此外,辑佚是清代考古派易学的一大特征,除张惠言外,还有孙堂、马国翰、黄奭等等。孙堂辑有《汉魏二十一家易注》。马国翰辑有《玉函山房辑佚书》,所辑宋以前之佚书六百多种,其中辑有蔡景宽、韩婴、古五子传至唐代僧一行共五十六家易注,七十九卷,是有史以来最全的汉唐易注辑本。马国翰所辑易注数量之多,为清人之冠。黄奭辑有《汉学堂丛书》,辑佚书两百多种,其中易之书,有《子夏易传》、《孟喜易章句》、《王肃易注》、《薛虞易音注》、《翟子元易义》等。

乾嘉以后,今文经学兴起,他们对传统的经学以及易学,持怀疑的态度,出现了经学中的疑古派。在清代易学中的疑古派,有姚际恒、崔述等人。他们对孔子作《易传》、文王作卦辞、周公作爻辞都提出怀疑。

第五节现代派

何谓“现代派易学”?所谓现代派易学是指用现代哲学、社会科学和自然科学对易理和易象进行新的诠释,或发现其易理、易象中具有现代科学意义的学术派别。它起自民国初年,大致分为现代义理派、象数派和考据派三个派别。

一、现代义理学:

以哲学的本体论、方法论和认识论解易是现代义理学的主流。现代义理学在20世纪50年代以来,得到了迅速的发展。最早用现代西方哲学解释易理的是朱谦之教授于1926年出版的《周易哲学》一书。该书用现代哲学的宇宙观、人生观、伦理学、知识论的内容来解释易理,首开易学现代义理学的先河。

较早地运用马克思主义的历史唯物主义解易的是郭沫若先生于20年代末发表在《东方杂志》上的《周易时代的社会生活》一文,他以历史唯物主义的观点对《周易》的卦、爻辞的内容进行新的诠释。这篇论文后来收入郭沫若的《中国古代社会研究》一书中。

吉林大学金景芳教授研究《周易》七十多年,著有大量的著作。
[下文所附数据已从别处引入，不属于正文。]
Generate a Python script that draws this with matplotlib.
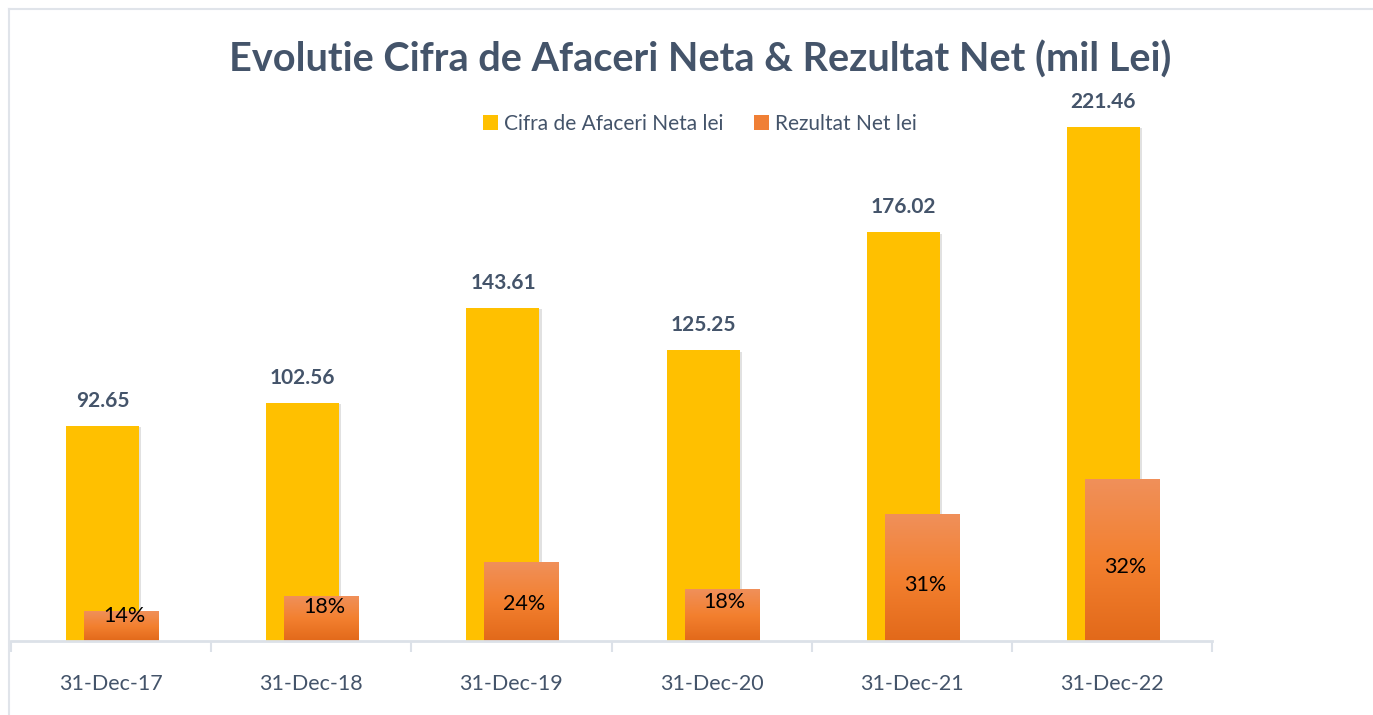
import numpy as np
import matplotlib
matplotlib.use('Agg')
import matplotlib.pyplot as plt
import matplotlib.patheffects as pe
from matplotlib.colors import to_rgb
from matplotlib.patches import Patch
from matplotlib.lines import Line2D

# Date (mil Lei)
categories = ['31-Dec-17', '31-Dec-18', '31-Dec-19', '31-Dec-20', '31-Dec-21', '31-Dec-22']
cifra_afaceri = [92.65, 102.56, 143.61, 125.25, 176.02, 221.46]
rezultat_net = [12.9, 19.0, 34.0, 22.4, 54.7, 69.8]
marja_labels = ['14%', '18%', '24%', '18%', '31%', '32%']
marja_label_y = [10.8, 14.5, 15.9, 16.8, 24.1, 32.0]

text_color = '#44546A'
yellow = '#FFC000'
grad_top, grad_mid, grad_bot = '#F0905A', '#F3802F', '#E2691A'
grid_color = '#DCE1E8'

plt.rcParams['font.family'] = ['Lato', 'DejaVu Sans']

fig = plt.figure(figsize=(13.73, 7.15), dpi=100)
ax = fig.add_axes([11 / 1373, 1 - 641 / 715, 1201 / 1373, 557 / 715])

x = np.arange(len(categories))
w_y, w_o = 0.365, 0.37
off_y, off_o = -0.0425, 0.05

# bare galbene cu umbra discreta
bars_y = ax.bar(x + off_y, cifra_afaceri, width=w_y, color=yellow, zorder=2)
for b in bars_y:
    b.set_path_effects([pe.SimplePatchShadow(offset=(1.5, -1.0), shadow_rgbFace='#888888', alpha=0.25), pe.Normal()])

# bare portocalii cu gradient
c_top, c_mid, c_bot = map(np.array, map(to_rgb, [grad_top, grad_mid, grad_bot]))
t = np.linspace(0, 1, 200)[:, None]
grad = np.where(t < 0.5, c_top + (c_mid - c_top) * (t / 0.5), c_mid + (c_bot - c_mid) * ((t - 0.5) / 0.5))
grad = grad[:, None, :]
for xi, h in zip(x, rezultat_net):
    ax.imshow(grad, extent=[xi + off_o - w_o / 2, xi + off_o + w_o / 2, 0, h],
              origin='upper', aspect='auto', zorder=3, interpolation='bilinear')

# etichete valori
for xi, v in zip(x, cifra_afaceri):
    ax.annotate(f'{v:.2f}', (xi + off_y, v), xytext=(0, 18), textcoords='offset points',
                ha='center', va='center', fontsize=15, fontweight='bold', color=text_color)
for xi, lab, ly in zip(x, marja_labels, marja_label_y):
    ax.text(xi + off_o + 0.015, ly, lab, ha='center', va='center', fontsize=15.5, color='black', zorder=4)

ax.set_xlim(-0.5, len(categories) - 0.5)
ax.set_ylim(0, 240)
ax.set_yticks([])
for s in ['top', 'right', 'left']:
    ax.spines[s].set_visible(False)
ax.spines['bottom'].set_color(grid_color)
ax.spines['bottom'].set_linewidth(2)
ax.spines['bottom'].set_zorder(5)

ax.set_xticks(np.arange(len(categories) + 1) - 0.5)
ax.set_xticklabels([])
ax.tick_params(axis='x', which='major', length=8, width=1.5, color=grid_color, direction='out')
ax.set_xticks(x, minor=True)
ax.set_xticklabels(categories, minor=True, fontsize=15.5, color=text_color)
ax.tick_params(axis='x', which='minor', length=0, pad=24)
ax.set_facecolor('none')

fig.text(0.51, 1 - 60 / 715, 'Evolutie Cifra de Afaceri Neta & Rezultat Net (mil Lei)',
         ha='center', va='center', fontsize=28.5, fontweight='bold', color=text_color)

handles = [Patch(facecolor=yellow), Patch(facecolor='#F07F35')]
fig.legend(handles, ['Cifra de Afaceri Neta lei', 'Rezultat Net lei'], loc='center',
           bbox_to_anchor=(700 / 1373, 1 - 124 / 715), ncol=2, frameon=False,
           fontsize=15, labelcolor=text_color, handlelength=0.7, handleheight=0.7,
           handletextpad=0.3, columnspacing=1.5)

# chenar exterior
fig.add_artist(Line2D([9 / 1373, 9 / 1373], [0, 1 - 9 / 715], color='#E0E4EA', lw=1.5))
fig.add_artist(Line2D([9 / 1373, 1], [1 - 9 / 715, 1 - 9 / 715], color='#E0E4EA', lw=1.5))

fig.savefig('out.png', dpi=100, facecolor='white')
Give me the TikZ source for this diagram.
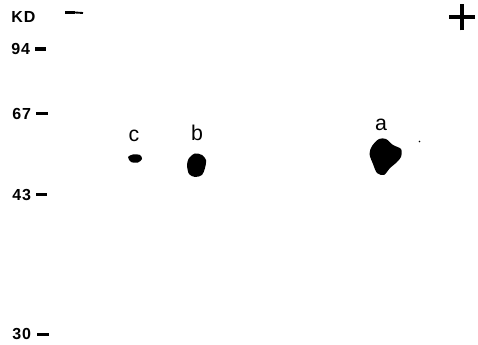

早在20世纪30年代就写有《易通》一书,80年代以后又陆续出版了《学易四种》、《周易讲座》等著作和《易论》、《易说》等论文,最后用《周易全解》(1989,与学生吕绍纲两人署名)这部著作对他的易学思想进行总结。《周易全解》认为,《周易》从表面上看是一部卜筮之书,而实质上它是一部哲学著作。在《易通》中有讲《周易与唯物辩证法》的专章,说明唯物辩证法的三大规律在《周易》中都有反映。他说:“《周易》的精华所在在于思想,而思想主要寓于64卦的结构之中”,换言之,金教授认为,《周易》的精华在于义理,不在于象数。他把他在义理学方面的贡献归纳为十个方面,写入《周易全解》的序言中。